#### [To do]
Every line holding the string "chart" should be gathered.

#### [Collected material]

┄┄┄┄┄┄┄┄┄┄

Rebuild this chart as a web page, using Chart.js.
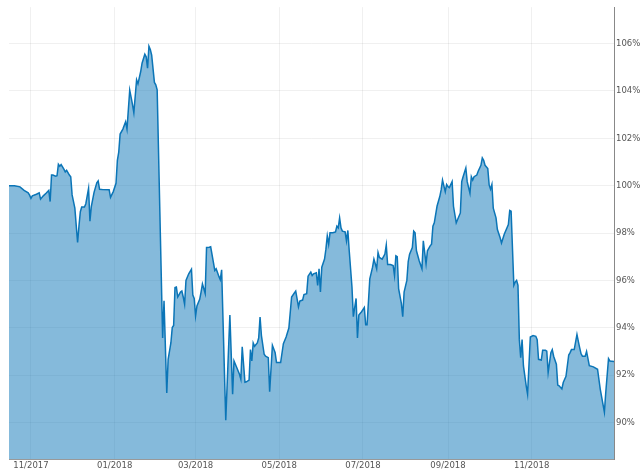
<!DOCTYPE html>
<html>
<head>
<meta charset="utf-8">
<script src="https://cdn.jsdelivr.net/npm/chart.js@4/dist/chart.umd.min.js"></script>
<style>
  html, body { margin: 0; padding: 0; background: #fff; }
  #wrap { width: 640px; height: 474px; }
</style>
</head>
<body>
<div id="wrap"><canvas id="chart" width="640" height="474"></canvas></div>
<script>
// daily index values (start = 100%)
const dates = [
    '2017-10-16','2017-10-20','2017-10-24','2017-10-27','2017-10-30','2017-10-31','2017-11-01','2017-11-02','2017-11-05','2017-11-07',
    '2017-11-08','2017-11-10','2017-11-12','2017-11-14','2017-11-15','2017-11-16','2017-11-17','2017-11-19','2017-11-20','2017-11-21',
    '2017-11-22','2017-11-23','2017-11-25','2017-11-26','2017-11-27','2017-11-29','2017-11-30','2017-12-01','2017-12-03','2017-12-05',
    '2017-12-06','2017-12-07','2017-12-08','2017-12-10','2017-12-11','2017-12-13','2017-12-14','2017-12-15','2017-12-17','2017-12-19',
    '2017-12-20','2017-12-21','2017-12-23','2017-12-28','2017-12-29','2017-12-31','2018-01-02','2018-01-03','2018-01-04','2018-01-05',
    '2018-01-07','2018-01-09','2018-01-10','2018-01-12','2018-01-14','2018-01-15','2018-01-17','2018-01-18','2018-01-20','2018-01-21',
    '2018-01-23','2018-01-24','2018-01-25','2018-01-26','2018-01-27','2018-01-28','2018-01-30','2018-01-31','2018-02-01','2018-02-05',
    '2018-02-06','2018-02-08','2018-02-09','2018-02-11','2018-02-12','2018-02-13','2018-02-14','2018-02-15','2018-02-16','2018-02-18',
    '2018-02-19','2018-02-20','2018-02-21','2018-02-22','2018-02-24','2018-02-26','2018-02-27','2018-02-28','2018-03-01','2018-03-02',
    '2018-03-04','2018-03-05','2018-03-06','2018-03-08','2018-03-09','2018-03-11','2018-03-12','2018-03-14','2018-03-15','2018-03-16',
    '2018-03-18','2018-03-19','2018-03-20','2018-03-23','2018-03-26','2018-03-28','2018-03-29','2018-03-31','2018-04-02','2018-04-03',
    '2018-04-04','2018-04-06','2018-04-07','2018-04-09','2018-04-10','2018-04-11','2018-04-12','2018-04-13','2018-04-15','2018-04-16',
    '2018-04-17','2018-04-18','2018-04-20','2018-04-21','2018-04-23','2018-04-24','2018-04-26','2018-04-28','2018-04-29','2018-05-02',
    '2018-05-04','2018-05-06','2018-05-08','2018-05-10','2018-05-12','2018-05-13','2018-05-15','2018-05-16','2018-05-18','2018-05-19',
    '2018-05-21','2018-05-22','2018-05-24','2018-05-25','2018-05-26','2018-05-28','2018-05-29','2018-05-30','2018-05-31','2018-06-01',
    '2018-06-03','2018-06-04','2018-06-05','2018-06-06','2018-06-07','2018-06-09','2018-06-11','2018-06-12','2018-06-13','2018-06-14',
    '2018-06-15','2018-06-16','2018-06-18','2018-06-19','2018-06-20','2018-06-21','2018-06-23','2018-06-24','2018-06-26','2018-06-27',
    '2018-06-28','2018-06-30','2018-07-02','2018-07-03','2018-07-04','2018-07-06','2018-07-08','2018-07-09','2018-07-11','2018-07-12',
    '2018-07-13','2018-07-15','2018-07-17','2018-07-18','2018-07-19','2018-07-21','2018-07-23','2018-07-24','2018-07-25','2018-07-26',
    '2018-07-27','2018-07-29','2018-07-30','2018-07-31','2018-08-02','2018-08-03','2018-08-04','2018-08-06','2018-08-07','2018-08-08',
    '2018-08-09','2018-08-11','2018-08-13','2018-08-14','2018-08-16','2018-08-17','2018-08-19','2018-08-20','2018-08-21','2018-08-22',
    '2018-08-24','2018-08-26','2018-08-27','2018-08-28','2018-08-30','2018-08-31','2018-09-01','2018-09-02','2018-09-04','2018-09-05',
    '2018-09-07','2018-09-08','2018-09-10','2018-09-11','2018-09-12','2018-09-14','2018-09-15','2018-09-17','2018-09-18','2018-09-19',
    '2018-09-20','2018-09-22','2018-09-23','2018-09-25','2018-09-26','2018-09-27','2018-09-28','2018-09-30','2018-10-01','2018-10-02',
    '2018-10-03','2018-10-04','2018-10-06','2018-10-07','2018-10-09','2018-10-10','2018-10-12','2018-10-15','2018-10-16','2018-10-17',
    '2018-10-19','2018-10-20','2018-10-21','2018-10-22','2018-10-23','2018-10-24','2018-10-25','2018-10-26','2018-10-28','2018-10-29',
    '2018-10-31','2018-11-02','2018-11-04','2018-11-05','2018-11-06','2018-11-08','2018-11-09','2018-11-11','2018-11-12','2018-11-13',
    '2018-11-15','2018-11-16','2018-11-17','2018-11-19','2018-11-20','2018-11-21','2018-11-23','2018-11-24','2018-11-26','2018-11-28',
    '2018-11-29','2018-11-30','2018-12-01','2018-12-02','2018-12-04','2018-12-05','2018-12-06','2018-12-07','2018-12-08','2018-12-10',
    '2018-12-11','2018-12-13','2018-12-16','2018-12-19','2018-12-21','2018-12-24','2018-12-25','2018-12-27','2018-12-28','2018-12-31'
];
const values = [
    100.00,100.00,99.95,99.80,99.70,99.60,99.47,99.57,99.64,99.70,
    99.43,99.57,99.68,99.80,99.33,100.45,100.45,100.40,100.42,100.90,
    100.82,100.89,100.70,100.58,100.65,100.45,100.38,99.61,99.05,97.60,
    98.30,98.90,99.10,99.10,99.24,99.89,98.50,99.12,99.72,100.12,
    100.20,99.85,99.84,99.83,99.51,99.75,100.10,101.07,101.42,102.18,
    102.39,102.70,102.39,104.03,103.43,103.08,104.47,104.30,104.82,105.17,
    105.55,105.44,104.96,105.89,105.75,105.51,104.36,104.26,104.05,93.57,
    95.14,91.25,92.67,93.36,94.01,94.10,95.70,95.72,95.30,95.51,
    95.55,95.30,95.00,96.00,96.28,96.47,95.38,95.24,94.50,94.92,
    95.20,95.51,95.85,95.45,97.39,97.40,97.42,96.76,96.42,96.49,
    96.17,96.03,96.45,90.10,94.54,91.20,92.60,92.32,92.04,91.83,
    93.20,91.70,91.72,91.79,93.08,92.60,93.36,93.22,93.36,93.57,
    94.45,93.67,92.88,92.80,92.74,91.30,93.26,92.95,92.53,92.53,
    93.33,93.61,93.99,95.30,95.47,95.55,94.89,95.13,95.17,95.40,
    95.44,96.18,96.35,96.21,96.28,96.32,95.79,96.49,95.51,96.56,
    96.90,97.32,97.88,97.53,98.01,98.01,98.05,98.29,98.22,98.64,
    98.22,98.08,98.05,97.67,98.11,97.25,95.72,94.47,95.24,93.57,
    94.54,94.68,94.86,94.13,94.13,96.07,96.56,96.90,96.49,97.18,
    96.97,96.90,97.11,97.49,96.67,96.67,96.63,96.21,97.04,97.00,
    95.65,95.03,94.47,95.51,96.00,96.80,97.11,97.39,98.08,98.01,
    97.25,96.83,96.49,97.67,96.70,97.25,97.46,97.53,98.29,98.43,
    99.13,99.54,99.82,100.24,99.75,100.05,99.96,99.92,100.17,99.13,
    98.43,98.57,98.85,100.17,100.38,100.75,100.17,99.68,100.38,100.24,
    100.38,100.45,100.61,100.86,101.17,101.07,100.86,100.72,100.03,99.85,
    100.05,99.05,98.64,98.15,97.80,97.58,97.95,98.36,98.95,98.92,
    95.79,95.93,96.00,95.79,93.50,92.74,93.50,92.39,91.55,91.20,
    93.61,93.67,93.64,93.50,92.67,92.64,93.05,93.05,93.01,92.11,
    92.95,93.08,92.80,92.46,91.58,91.55,91.42,91.69,91.95,92.85,
    92.95,93.08,93.08,93.08,93.72,93.43,93.15,92.90,92.80,92.80,
    93.00,92.40,92.35,92.25,91.40,90.44,91.28,92.70,92.60,92.58
];

const firstDate = '2017-10-16';
const lastDate = '2018-12-31';
const tickDates = ['2017-11-01', '2018-01-01', '2018-03-01', '2018-05-01', '2018-07-01', '2018-09-01', '2018-11-01'];
const tickLabels = ['11/2017', '01/2018', '03/2018', '05/2018', '07/2018', '09/2018', '11/2018'];
const yTicks = [90, 92, 94, 96, 98, 100, 102, 104, 106];

function toTime(s) {
    const p = s.split('-');
    return Date.UTC(+p[0], +p[1] - 1, +p[2]);
}

const points = dates.map((d, i) => ({ x: toTime(d), y: values[i] }));

const lineColor = 'rgb(11, 117, 183)';
const fillColor = 'rgba(11, 117, 183, 0.5)';
const tickFont = { family: 'DejaVu Sans', size: 8.5 };

new Chart(document.getElementById('chart').getContext('2d'), {
    type: 'line',
    data: {
        datasets: [{
            data: points,
            borderColor: lineColor,
            backgroundColor: fillColor,
            borderWidth: 1.5,
            fill: 'start',
            pointRadius: 0,
            tension: 0
        }]
    },
    options: {
        responsive: false,
        animation: false,
        layout: { padding: { left: 9, top: 3, right: 0, bottom: 0 } },
        plugins: {
            legend: { display: false },
            tooltip: { enabled: false }
        },
        scales: {
            x: {
                type: 'linear',
                min: toTime(firstDate),
                max: toTime(lastDate),
                afterBuildTicks: (scale) => {
                    scale.ticks = tickDates.map(d => ({ value: toTime(d) }));
                },
                afterFit: (scale) => { scale.height = 15; },
                ticks: {
                    autoSkip: false,
                    maxRotation: 0,
                    padding: 2,
                    color: '#555',
                    font: tickFont,
                    callback: (value, index) => tickLabels[index]
                },
                grid: { color: 'rgba(0,0,0,0.06)', drawTicks: false },
                border: { display: true, color: '#999', width: 1 }
            },
            y: {
                position: 'right',
                min: 88.46,
                max: 107.54,
                afterBuildTicks: (scale) => {
                    scale.ticks = yTicks.map(v => ({ value: v }));
                },
                afterFit: (scale) => { scale.width = 26; },
                ticks: {
                    padding: 2,
                    color: '#555',
                    font: tickFont,
                    callback: (value) => value + '%'
                },
                grid: { color: 'rgba(0,0,0,0.06)', drawTicks: false },
                border: { display: true, color: '#888', width: 1 }
            }
        }
    }
});
</script>
</body>
</html>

┄┄┄┄┄┄┄┄┄┄

#### [Exercise result]
Rebuild this chart as a web page, using Chart.js.
<script src="https://cdn.jsdelivr.net/npm/chart.js@4/dist/chart.umd.min.js"></script>
<div id="wrap"><canvas id="chart" width="640" height="474"></canvas></div>
new Chart(document.getElementById('chart').getContext('2d'), {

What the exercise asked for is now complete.